Auch Heisenberg teilte solchen Optimismus nicht, doch war er sehr viel stärker in das NS-System eingebunden als von Laue und sah in diesem auch einiges Positives. Heisenberg war im Zweiten Weltkrieg Leiter des deutschen Uranprojekts, bei dem es zwar nicht um die Atombombe, doch immerhin um die Entwicklung eines Atomreaktors ging. Über diese Arbeiten enthüllt der Briefwechsel zwar keine neuen oder gar sensationellen Geheimnisse, doch zeigt er, dass Heisenberg die Leitung des Projekts mehr und mehr als ungeliebtes Kind und zeitraubende Pflichtübung empfand, die ihn von den ihn eigentlich bewegenden physikalischen Fragen abhielt. Seinen Fluchtpunkt fand er in der Musik sowie in seiner „Privatphilosophie“, an der er während des Krieges arbeitet und die erst 1976 posthum unter dem Titel „Ordnung und Wirklichkeit“ publiziert wurde. Über diesen „Entwurf einer Weltanschauung“ erfährt man in den vorliegenden Briefen manches interessante Detail, doch zum Staunen wird der Leser durch eine Briefpassage Heisenbergs vom 14. Oktober 1943 über seinen Meisterschüler und Freund Carl Friedrich von Weizsäcker gebracht: „Ich verstehe mich im Grunde überhaupt nicht mit ihm; diese Art, alles prinzipiell zu nehmen und überall die ,letzte Entscheidung’ zu erzwingen, ist mir völlig fremd ... Mir ist dieser ewige Zirkel vom Glauben an die heiligsten Güter, die mit Feuer u. Schwert verteidigt werden müssen, ganz unerträglich.“

Da man bisher von einem Dissens zwischen Heisenberg und Weizsäcker nichts wusste, beider Verhältnis als harmonisch und freundschaftlich beschrieben wurde, zeigt sich hier eine ganz neue Facette ihrer Beziehung.

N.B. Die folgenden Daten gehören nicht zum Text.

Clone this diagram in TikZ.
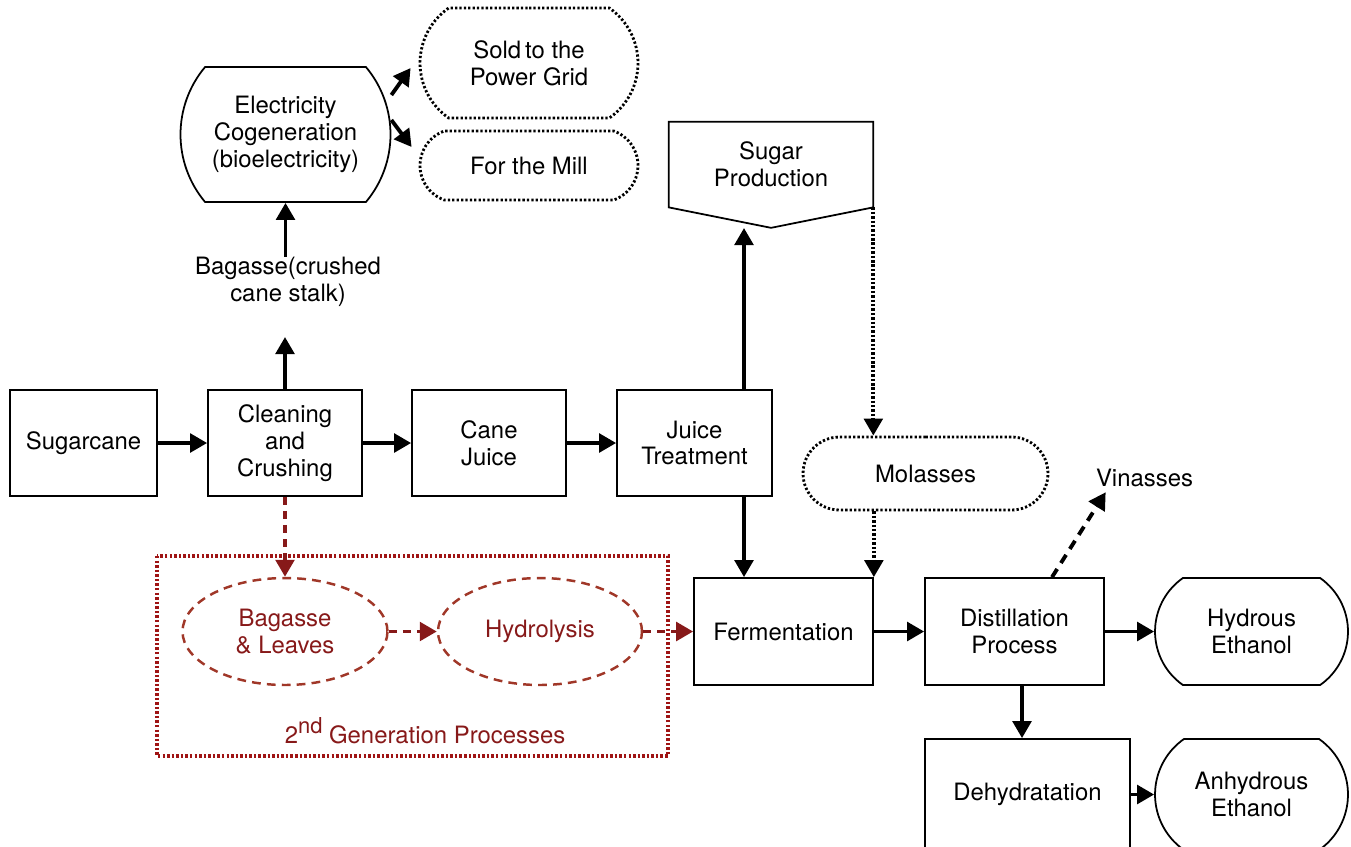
\documentclass[tikz,border=0pt]{standalone}
\usepackage{fontspec}
\setmainfont{TeX Gyre Heros}
\usepackage{xcolor}
\usepackage{tikz}
\usetikzlibrary{arrows.meta,positioning,shapes.geometric,shapes.misc,calc}
\definecolor{secred}{RGB}{135,25,25}
\definecolor{secline}{RGB}{160,55,40}
\begin{document}
\begin{tikzpicture}[
  x=0.02cm, y=-0.02cm,
  font=\fontsize{13.6}{15.3}\selectfont,
  box/.style={draw, line width=1pt, inner sep=0pt, minimum width=3.08cm, minimum height=2.12cm, align=center},
  pill/.style={rounded rectangle, draw, line width=1pt, inner sep=0pt, align=center},
  dotpill/.style={rounded rectangle, draw, line width=1.6pt, dash pattern=on 1.3pt off 1.2pt, inner sep=0pt, align=center},
  oval/.style={ellipse, draw=secline, line width=1.4pt, dash pattern=on 5pt off 3.5pt, inner sep=0pt, text=secred, align=center, minimum width=4.1cm, minimum height=2.14cm},
  arr/.style={-{Triangle[length=0.34cm, width=0.37cm]}, line width=2.2pt},
  dotarr/.style={arr, dash pattern=on 1.4pt off 1.1pt},
  dasharr/.style={arr, dash pattern=on 5.5pt off 4pt},
  redarr/.style={arr, color=secred, dash pattern=on 4.5pt off 3.5pt}
]
\useasboundingbox (0,0) rectangle (1351,846);
\node[box, minimum width=2.94cm] (sugarcane) at (83.5,443) {Sugarcane};
\node[box] (clean) at (285,443) {Cleaning\\and\\Crushing};
\node[box] (juice) at (489,443) {Cane\\Juice};
\node[box, minimum width=3.1cm] (treat) at (694.5,443) {Juice\\Treatment};
\node[inner sep=0pt, align=center] (bagasse) at (288,282) {Bagasse(crushed\\cane stalk)};
\node[pill, rounded rectangle arc length=80, minimum width=4.1cm, minimum height=2.7cm] (elec) at (285.5,134.5) {Electricity\\Cogeneration\\(bioelectricity)};
\node[dotpill, rounded rectangle arc length=110, minimum width=4.36cm, minimum height=2.2cm] (grid) at (529,63) {Sold\,to the\\Power Grid};
\node[dotpill, rounded rectangle arc length=140, minimum width=4.36cm, minimum height=1.38cm] (mill) at (529,165.5) {For the Mill};
\node[inner sep=0pt, minimum width=4.08cm, minimum height=1.7cm, align=center] (sugar) at (771,164.5) {Sugar\\Production};
\draw[line width=1pt] (sugar.north west) -- (sugar.north east) -- (sugar.south east) -- ([yshift=-0.41cm]sugar.south) -- (sugar.south west) -- cycle;
\node[dotpill, minimum width=4.9cm, minimum height=1.46cm] (molasses) at (925.5,473.5) {Molasses};
\node[box, minimum width=3.58cm, minimum height=2.14cm] (ferm) at (783.5,631.5) {Fermentation};
\node[box, minimum width=3.58cm, minimum height=2.14cm] (distil) at (1014.5,631.5) {Distillation\\Process};
\node[pill, rounded rectangle arc length=110, minimum width=3.86cm, minimum height=2.14cm] (hydrous) at (1251.5,631.5) {Hydrous\\Ethanol};
\node[box, minimum width=4.1cm, minimum height=2.22cm] (dehyd) at (1027.5,794.5) {Dehydratation};
\node[pill, rounded rectangle arc length=110, minimum width=3.86cm, minimum height=2.22cm] (anhydrous) at (1251.5,794.5) {Anhydrous\\Ethanol};
\node[inner sep=0pt] (vinasses) at (1144.5,478) {Vinasses};
\node[oval] (leaves) at (285,631.5) {Bagasse\\\&~Leaves};
\node[oval, minimum width=4.08cm] (hydro) at (540,631.5) {Hydrolysis};
\draw[secred!80!red, line width=1.8pt, dash pattern=on 1.4pt off 1.2pt] (157,556) rectangle (668,756);
\node[text=secred] (gen2) at (425,731) {2\raisebox{0.2cm}{\fontsize{12.5}{12.5}\selectfont nd} Generation Processes};
\coordinate (bagin) at (285,337);
\coordinate (sugartip) at (744,228);
\draw[arr] (sugarcane) -- (clean);
\draw[arr] (clean) -- (juice);
\draw[arr] (juice) -- (treat);
\draw[arr] (clean.north) -- (bagin);
\draw[arr] (elec.south |- bagasse.north) -- (elec.south);
\draw[arr] ([yshift=0.79cm]elec.east) -- ([xshift=-0.16cm,yshift=-0.1cm]grid.west);
\draw[arr] ([yshift=0.29cm]elec.east) -- ([xshift=-0.14cm,yshift=0.37cm]mill.west);
\draw[arr] (treat.north -| sugartip) -- (sugartip);
\draw[arr] (treat.south -| sugartip) -- (ferm.north -| sugartip);
\draw[dotarr] (sugar.south east) -- (molasses.north -| sugar.south east);
\draw[dotarr] (molasses.south -| ferm.north east) -- (ferm.north east);
\draw[arr] (ferm) -- (distil);
\draw[arr] (distil) -- (hydrous);
\draw[arr] ([xshift=0.15cm]distil.south) -- ([xshift=0.15cm]distil.south |- dehyd.north);
\draw[arr] (dehyd.east |- anhydrous.west) -- (anhydrous.west);
\draw[dasharr] ([xshift=0.75cm]distil.north) -- ([xshift=0.2cm,yshift=-0.1cm]vinasses.south west);
\draw[redarr] (clean.south) -- (leaves.north);
\draw[redarr] (leaves) -- (hydro);
\draw[redarr] (hydro) -- (ferm);
\end{tikzpicture}
\end{document}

Werner Heisenberg, Elisabeth Heisenberg: „Meine liebe Li!“. Der Briefwechsel 1937 - 1946. Residenz Verlag St. Pölten 2011. 349 Seiten, 29,90 €.

Mein lieber Sohn!. Die Briefe von Max von Laue an seinen Sohn Theodor in den Vereinigten Staaten von Amerika 1937 bis 1946. ERS-Verlag Berlin, Liebenwalde 2011. 359 Seiten, 25,50 €.